Well, there’s not much we can do about geography – but we’re still far from exoneration. If improving our tech adoption will increase productivity and enhance our ability to adapt to rapidly evolving work practices, why are we still so cautious to commit? We asked Jones to identify what he believes to be the most common obstacles to taking on new tech – and how he counters this resistance:
And the fear is real: there’s no denying that any disruption to long-established work processes is a risk. “Change is scary – and it creates unease at all levels of the business, even executive levels,” says Jones. Key to countering this is an understanding of risk versus reward, he says – as well as minimising risk in the first place: “Do your homework. Put your trust only in companies that have a clear track record.” And remember, there’s nothing wrong with starting small. “It is possible to just dip your toe in,” he notes. “Do a proof of concept. Run a pilot. Try things on a smaller scale so that if it fails, any loss of time, money and resources is minor.” Don’t forget: disruption is no longer a dirty word.
Everyone knows that good data means good business decisions. However, observes Jones, “In the past, a lot of organisations haven’t done a great job of capturing and maintaining good quality data about their customers, their competitors, their industry and their markets. And new technology – particularly artificial intelligence, which is based on building algorithms around data patterns – requires decent data to deliver results. So organisations that want to implement AI, for example, often end up spending significant amounts of time, money and resources cleaning up their data before they can use this technology effectively.” His advice? “First up, get a data capturing and cleansing process in place. But also make sure you communicate the importance of this process to your people. Employees may not see the value of data entry. If you can show your people the results that good data will deliver, then you’ll get buy-in from them, you’ll get good clean data and you’ll get the ability to innovate and take action ahead of your competitors.”
Granted, this particular sticking point is stickier than most. Implementing new technology isn’t cheap – and a return on your investment may take some time. However, Jones points out that many major technology companies like Google, Amazon, Microsoft and, of course, Salesforce provide services and capabilities – for example, cloud computing – that smaller organisations can use without having to invest in infrastructure and set-up costs. “It’s the democratisation of technology,” he explains. “A small organisation can use an application like Salesforce for minimal cost, while still enjoying exactly the same capabilities and resources as some of the largest organisations in the world.” Not such a hard sell, then.
New tech doesn’t just necessitate technical training.
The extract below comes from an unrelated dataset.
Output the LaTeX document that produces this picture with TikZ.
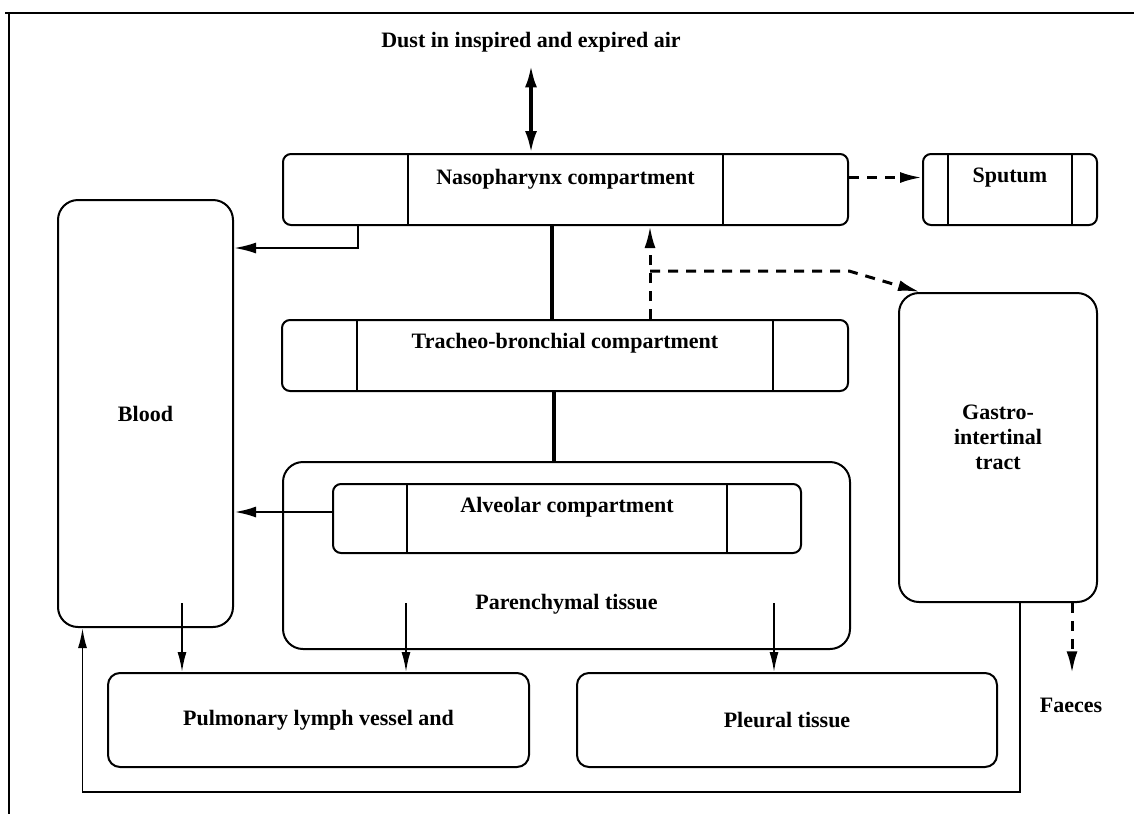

PEP devotees will know that establishing the right behaviours, protocols and agreements to support the new processes is also essential. “The technical implementation of new technology is often the easiest part of a roll-out,” observes Jones. “The most difficult, but also most important, parts are change management and training. There’s no point providing your people with amazing technology without first understanding how they are currently working and what would help them the most.” Once again, clarity and communication are essential for buy-in, he says (sound familiar?): “You need to explain how this new technology is going to benefit them. In my experience, the best implementations of new technology have been when an organisation involves everybody – or at least wide cross-sections of their employee base – in the process. When people feel they are contributing to a company’s success, there is much better employee engagement.”
So yes, some obstacles to our adoption of technology do exist. But are they insurmountable? Clearly not. So instead of relegating tech to the too-hard basket, let’s embrace what it offers: an opportunity to improve productivity, performance and even people’s lives. “Technology doesn’t have to be intimidating,” says Jones. “It’s just another tool to make life easier. Try it and see where it takes you.” Key word here? Try. “Our biggest ‘competitor’ is the option to do nothing,” observes Jones. “But even if you don’t do anything, chances are your competitors will.”
In other words? We can rise to the challenge – or we can risk falling behind. Nothing new there.